Exploring the Advances in Using Machine Learning to Identify Technical Debt and Self-Admitted Technical Debt
Eric L. Melin, Nasir U. Eisty
TL;DR
This paper addresses the challenge of automatically identifying technical debt (TD) and self-admitted technical debt (SATD) in software projects using machine learning. It conducts a structured literature review up to 2024 across five major databases and applies a Snowballing approach to assemble a comprehensive set of studies. The findings indicate no universal best method for TD, with tree-based methods like RF and XGBoost performing well in several studies, while SATD detection consistently benefits from transformer-based models such as BERT-family, often achieving the highest F1 scores. The work provides practical guidance for researchers to prioritize BERT-based SATD detection and to consider data-source characteristics when selecting ML techniques, while acknowledging methodological threats to validity and the need for continued cross-domain evaluation.
Abstract
In software engineering, technical debt, signifying the compromise between short-term expediency and long-term maintainability, is being addressed by researchers through various machine learning approaches. This study seeks to provide a reflection on the current research landscape employing machine learning methods for detecting technical debt and self-admitted technical debt in software projects and compare the machine learning research about technical debt and self-admitted technical debt.
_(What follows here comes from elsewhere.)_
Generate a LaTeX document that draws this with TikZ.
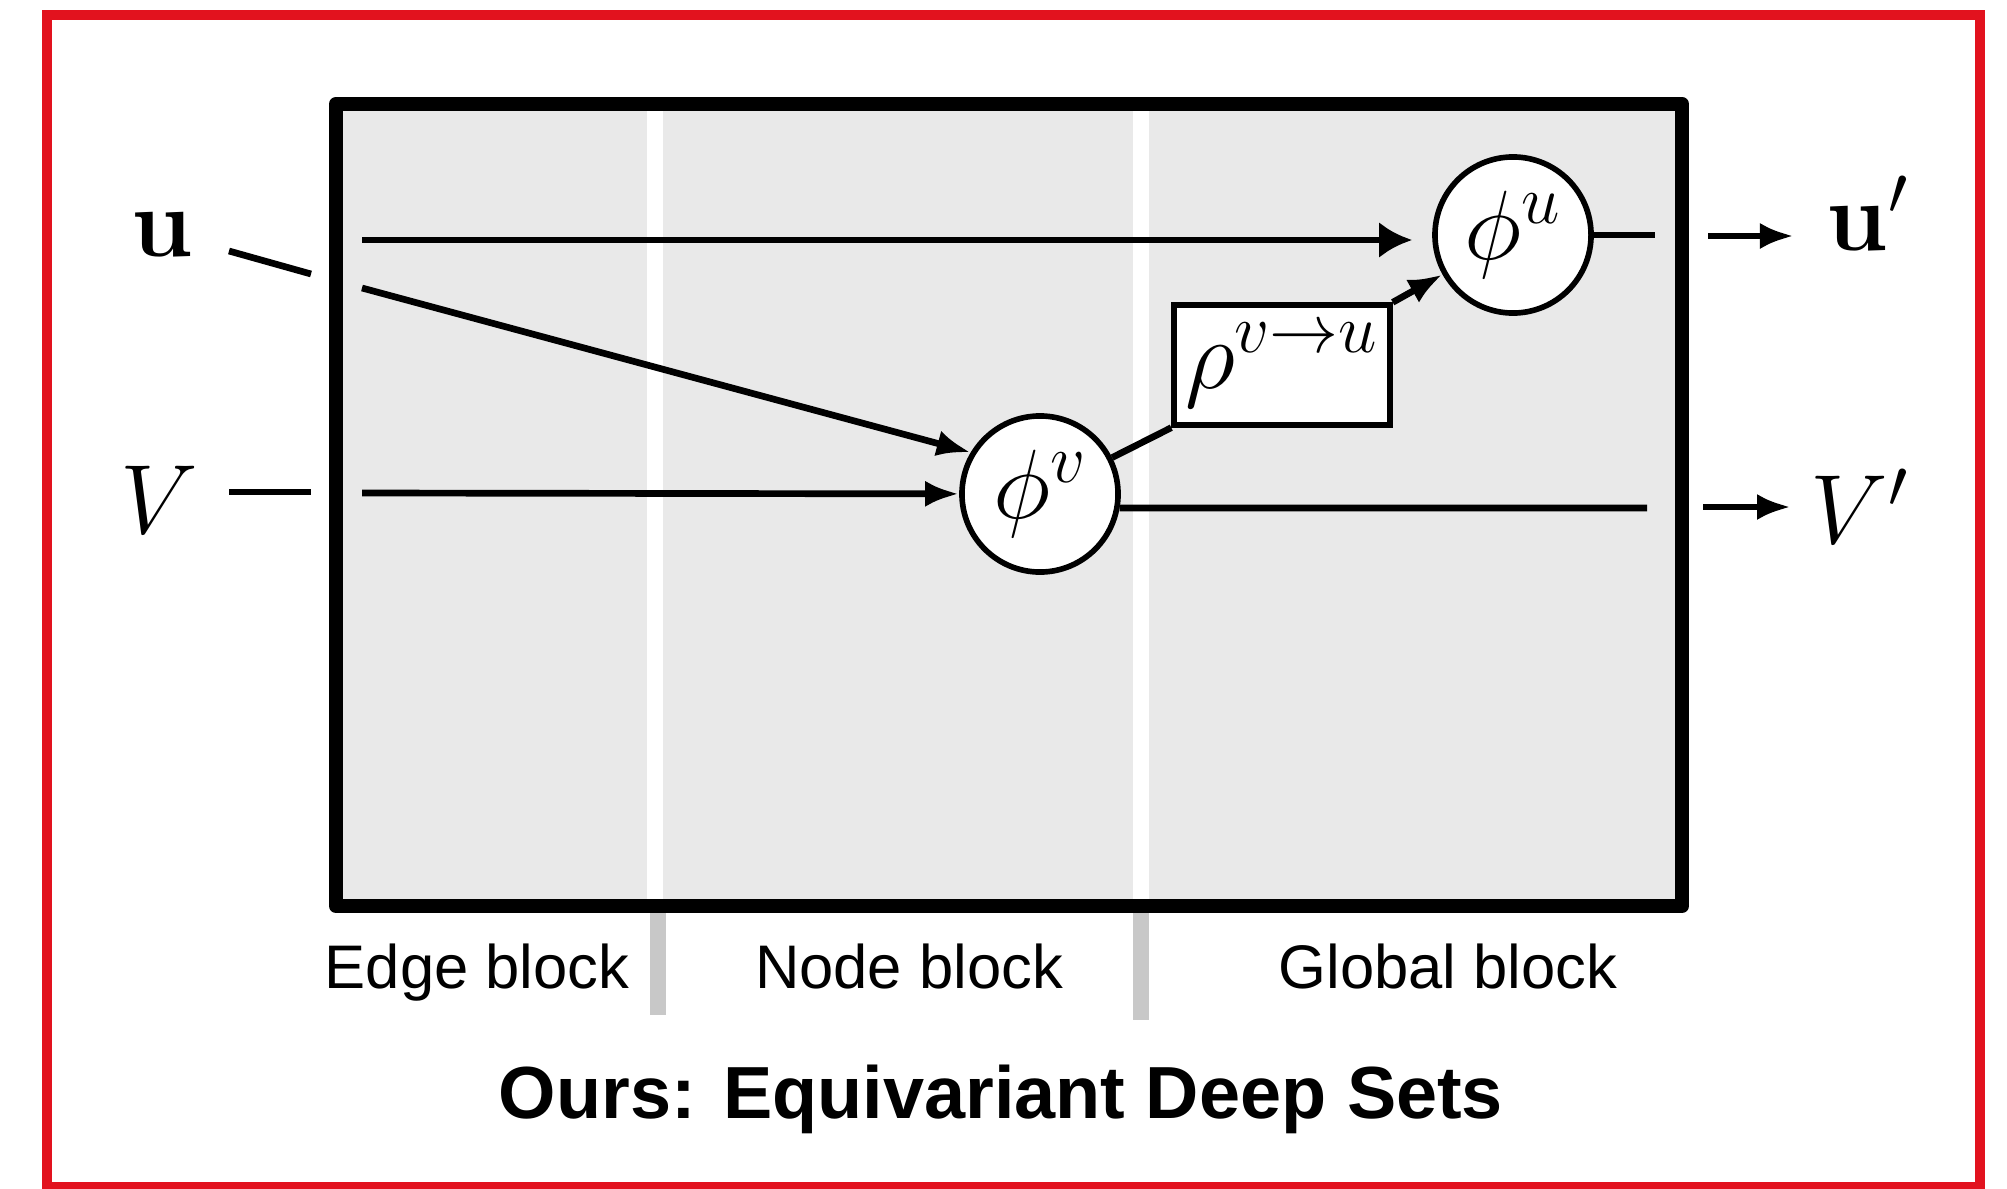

We performed a literature review of studies published up to 2024 that discuss technical debt and self-admitted technical debt identification using machine learning. Our findings reveal the utilization of a diverse range of machine learning techniques, with BERT models proving significantly more effective than others. This study demonstrates that although the performance of techniques has improved over the years, no universally adopted approach reigns supreme. The results suggest prioritizing BERT techniques over others in future works.